> WRITTEN EXERCISE:
What follows is a set of entries. Give them again exactly, without the pictures.

▼

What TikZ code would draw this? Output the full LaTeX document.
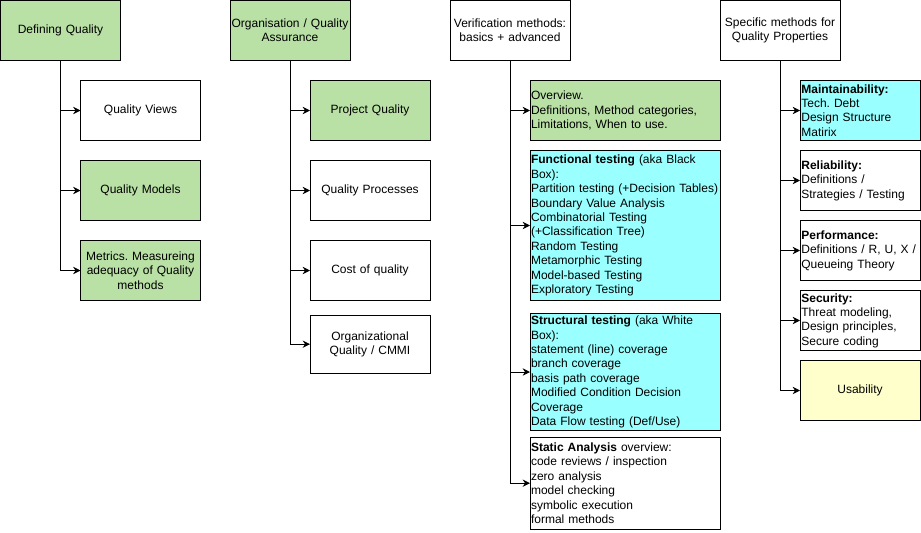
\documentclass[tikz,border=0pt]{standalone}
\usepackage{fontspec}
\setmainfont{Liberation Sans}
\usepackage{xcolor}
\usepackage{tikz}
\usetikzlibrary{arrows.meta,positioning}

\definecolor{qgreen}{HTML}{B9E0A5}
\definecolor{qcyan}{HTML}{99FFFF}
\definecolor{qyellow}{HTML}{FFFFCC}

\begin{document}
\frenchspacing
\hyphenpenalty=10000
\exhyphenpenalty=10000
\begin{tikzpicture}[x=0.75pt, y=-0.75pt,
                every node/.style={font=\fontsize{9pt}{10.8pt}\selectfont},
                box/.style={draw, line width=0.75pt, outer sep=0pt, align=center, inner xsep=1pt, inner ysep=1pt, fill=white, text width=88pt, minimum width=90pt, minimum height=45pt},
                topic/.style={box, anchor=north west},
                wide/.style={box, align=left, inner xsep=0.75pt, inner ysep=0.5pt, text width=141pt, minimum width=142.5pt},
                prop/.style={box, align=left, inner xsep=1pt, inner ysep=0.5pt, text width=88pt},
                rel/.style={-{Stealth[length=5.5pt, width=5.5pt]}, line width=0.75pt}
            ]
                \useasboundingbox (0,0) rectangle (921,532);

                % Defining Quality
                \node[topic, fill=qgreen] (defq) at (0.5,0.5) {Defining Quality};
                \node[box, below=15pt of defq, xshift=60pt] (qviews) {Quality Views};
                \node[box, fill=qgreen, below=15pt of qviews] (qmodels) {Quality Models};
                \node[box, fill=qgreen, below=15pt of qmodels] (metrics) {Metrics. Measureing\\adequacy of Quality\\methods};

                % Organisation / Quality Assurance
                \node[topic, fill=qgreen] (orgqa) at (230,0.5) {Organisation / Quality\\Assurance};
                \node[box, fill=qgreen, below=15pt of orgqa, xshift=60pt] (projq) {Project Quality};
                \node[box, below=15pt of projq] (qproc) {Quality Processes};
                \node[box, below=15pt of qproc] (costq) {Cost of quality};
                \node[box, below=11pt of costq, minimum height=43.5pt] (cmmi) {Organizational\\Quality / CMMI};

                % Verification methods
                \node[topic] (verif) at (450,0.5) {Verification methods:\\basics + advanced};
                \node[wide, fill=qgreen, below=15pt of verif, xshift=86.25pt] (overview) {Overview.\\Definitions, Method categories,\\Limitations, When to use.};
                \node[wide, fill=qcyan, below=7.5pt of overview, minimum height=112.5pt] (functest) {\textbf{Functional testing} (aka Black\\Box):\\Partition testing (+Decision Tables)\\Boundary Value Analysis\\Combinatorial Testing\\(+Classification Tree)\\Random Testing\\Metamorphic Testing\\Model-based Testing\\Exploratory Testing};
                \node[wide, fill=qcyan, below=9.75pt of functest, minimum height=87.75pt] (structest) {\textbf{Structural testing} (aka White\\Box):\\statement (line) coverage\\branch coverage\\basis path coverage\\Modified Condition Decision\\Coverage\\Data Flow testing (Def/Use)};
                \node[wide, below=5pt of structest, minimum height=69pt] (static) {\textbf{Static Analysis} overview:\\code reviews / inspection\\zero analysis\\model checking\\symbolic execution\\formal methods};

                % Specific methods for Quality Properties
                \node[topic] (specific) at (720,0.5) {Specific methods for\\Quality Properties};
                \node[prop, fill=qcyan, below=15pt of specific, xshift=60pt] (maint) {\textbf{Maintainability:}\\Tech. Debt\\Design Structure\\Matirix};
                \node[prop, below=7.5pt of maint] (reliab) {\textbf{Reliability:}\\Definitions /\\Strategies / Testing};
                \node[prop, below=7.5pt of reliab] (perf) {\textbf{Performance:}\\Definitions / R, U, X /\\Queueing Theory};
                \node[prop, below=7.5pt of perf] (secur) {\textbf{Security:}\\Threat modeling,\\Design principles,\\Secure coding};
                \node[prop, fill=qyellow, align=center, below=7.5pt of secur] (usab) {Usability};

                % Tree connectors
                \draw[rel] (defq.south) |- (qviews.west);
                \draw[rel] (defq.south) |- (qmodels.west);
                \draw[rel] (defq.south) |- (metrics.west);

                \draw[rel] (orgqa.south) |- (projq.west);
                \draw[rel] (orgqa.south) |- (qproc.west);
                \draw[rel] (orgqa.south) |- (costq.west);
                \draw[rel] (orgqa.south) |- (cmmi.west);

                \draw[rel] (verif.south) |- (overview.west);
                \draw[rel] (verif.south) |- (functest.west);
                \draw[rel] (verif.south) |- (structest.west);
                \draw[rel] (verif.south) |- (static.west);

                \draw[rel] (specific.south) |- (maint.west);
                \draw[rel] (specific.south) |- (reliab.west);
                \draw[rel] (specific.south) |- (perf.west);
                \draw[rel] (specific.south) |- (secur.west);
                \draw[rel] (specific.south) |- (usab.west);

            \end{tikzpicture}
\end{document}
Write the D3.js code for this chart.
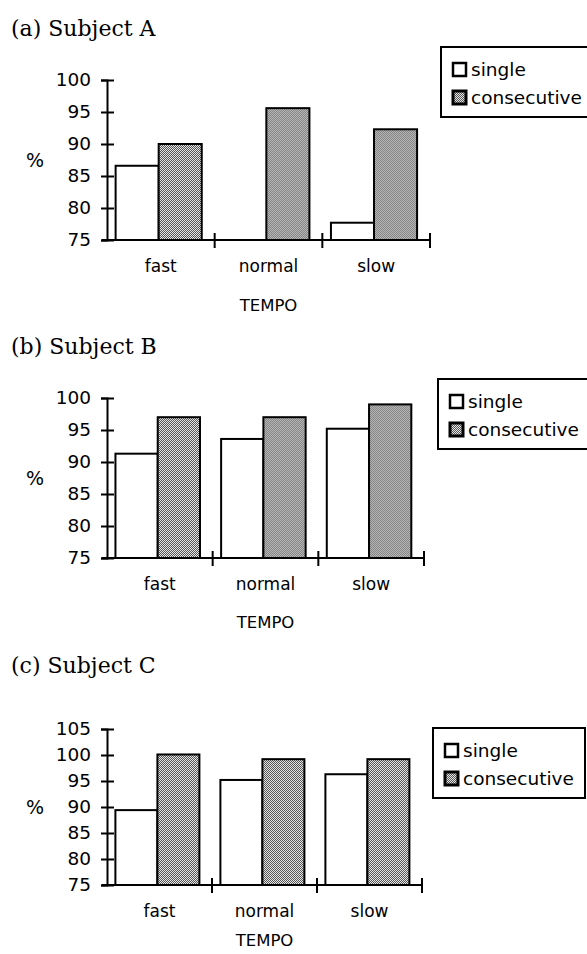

▲

> SOLUTION BELOW:
What TikZ code would draw this? Output the full LaTeX document.
\documentclass[tikz,border=0pt]{standalone}
\usepackage{fontspec}
\setmainfont{Liberation Sans}
\usepackage{xcolor}
\usepackage{tikz}
\usetikzlibrary{arrows.meta,positioning}

\definecolor{qgreen}{HTML}{B9E0A5}
\definecolor{qcyan}{HTML}{99FFFF}
\definecolor{qyellow}{HTML}{FFFFCC}

\begin{document}
\frenchspacing
\hyphenpenalty=10000
\exhyphenpenalty=10000
\begin{tikzpicture}[x=0.75pt, y=-0.75pt,
                every node/.style={font=\fontsize{9pt}{10.8pt}\selectfont},
                box/.style={draw, line width=0.75pt, outer sep=0pt, align=center, inner xsep=1pt, inner ysep=1pt, fill=white, text width=88pt, minimum width=90pt, minimum height=45pt},
                topic/.style={box, anchor=north west},
                wide/.style={box, align=left, inner xsep=0.75pt, inner ysep=0.5pt, text width=141pt, minimum width=142.5pt},
                prop/.style={box, align=left, inner xsep=1pt, inner ysep=0.5pt, text width=88pt},
                rel/.style={-{Stealth[length=5.5pt, width=5.5pt]}, line width=0.75pt}
            ]
                \useasboundingbox (0,0) rectangle (921,532);

                % Defining Quality
                \node[topic, fill=qgreen] (defq) at (0.5,0.5) {Defining Quality};
                \node[box, below=15pt of defq, xshift=60pt] (qviews) {Quality Views};
                \node[box, fill=qgreen, below=15pt of qviews] (qmodels) {Quality Models};
                \node[box, fill=qgreen, below=15pt of qmodels] (metrics) {Metrics. Measureing\\adequacy of Quality\\methods};

                % Organisation / Quality Assurance
                \node[topic, fill=qgreen] (orgqa) at (230,0.5) {Organisation / Quality\\Assurance};
                \node[box, fill=qgreen, below=15pt of orgqa, xshift=60pt] (projq) {Project Quality};
                \node[box, below=15pt of projq] (qproc) {Quality Processes};
                \node[box, below=15pt of qproc] (costq) {Cost of quality};
                \node[box, below=11pt of costq, minimum height=43.5pt] (cmmi) {Organizational\\Quality / CMMI};

                % Verification methods
                \node[topic] (verif) at (450,0.5) {Verification methods:\\basics + advanced};
                \node[wide, fill=qgreen, below=15pt of verif, xshift=86.25pt] (overview) {Overview.\\Definitions, Method categories,\\Limitations, When to use.};
                \node[wide, fill=qcyan, below=7.5pt of overview, minimum height=112.5pt] (functest) {\textbf{Functional testing} (aka Black\\Box):\\Partition testing (+Decision Tables)\\Boundary Value Analysis\\Combinatorial Testing\\(+Classification Tree)\\Random Testing\\Metamorphic Testing\\Model-based Testing\\Exploratory Testing};
                \node[wide, fill=qcyan, below=9.75pt of functest, minimum height=87.75pt] (structest) {\textbf{Structural testing} (aka White\\Box):\\statement (line) coverage\\branch coverage\\basis path coverage\\Modified Condition Decision\\Coverage\\Data Flow testing (Def/Use)};
                \node[wide, below=5pt of structest, minimum height=69pt] (static) {\textbf{Static Analysis} overview:\\code reviews / inspection\\zero analysis\\model checking\\symbolic execution\\formal methods};

                % Specific methods for Quality Properties
                \node[topic] (specific) at (720,0.5) {Specific methods for\\Quality Properties};
                \node[prop, fill=qcyan, below=15pt of specific, xshift=60pt] (maint) {\textbf{Maintainability:}\\Tech. Debt\\Design Structure\\Matirix};
                \node[prop, below=7.5pt of maint] (reliab) {\textbf{Reliability:}\\Definitions /\\Strategies / Testing};
                \node[prop, below=7.5pt of reliab] (perf) {\textbf{Performance:}\\Definitions / R, U, X /\\Queueing Theory};
                \node[prop, below=7.5pt of perf] (secur) {\textbf{Security:}\\Threat modeling,\\Design principles,\\Secure coding};
                \node[prop, fill=qyellow, align=center, below=7.5pt of secur] (usab) {Usability};

                % Tree connectors
                \draw[rel] (defq.south) |- (qviews.west);
                \draw[rel] (defq.south) |- (qmodels.west);
                \draw[rel] (defq.south) |- (metrics.west);

                \draw[rel] (orgqa.south) |- (projq.west);
                \draw[rel] (orgqa.south) |- (qproc.west);
                \draw[rel] (orgqa.south) |- (costq.west);
                \draw[rel] (orgqa.south) |- (cmmi.west);

                \draw[rel] (verif.south) |- (overview.west);
                \draw[rel] (verif.south) |- (functest.west);
                \draw[rel] (verif.south) |- (structest.west);
                \draw[rel] (verif.south) |- (static.west);

                \draw[rel] (specific.south) |- (maint.west);
                \draw[rel] (specific.south) |- (reliab.west);
                \draw[rel] (specific.south) |- (perf.west);
                \draw[rel] (specific.south) |- (secur.west);
                \draw[rel] (specific.south) |- (usab.west);

            \end{tikzpicture}
\end{document}
Write the D3.js code for this chart.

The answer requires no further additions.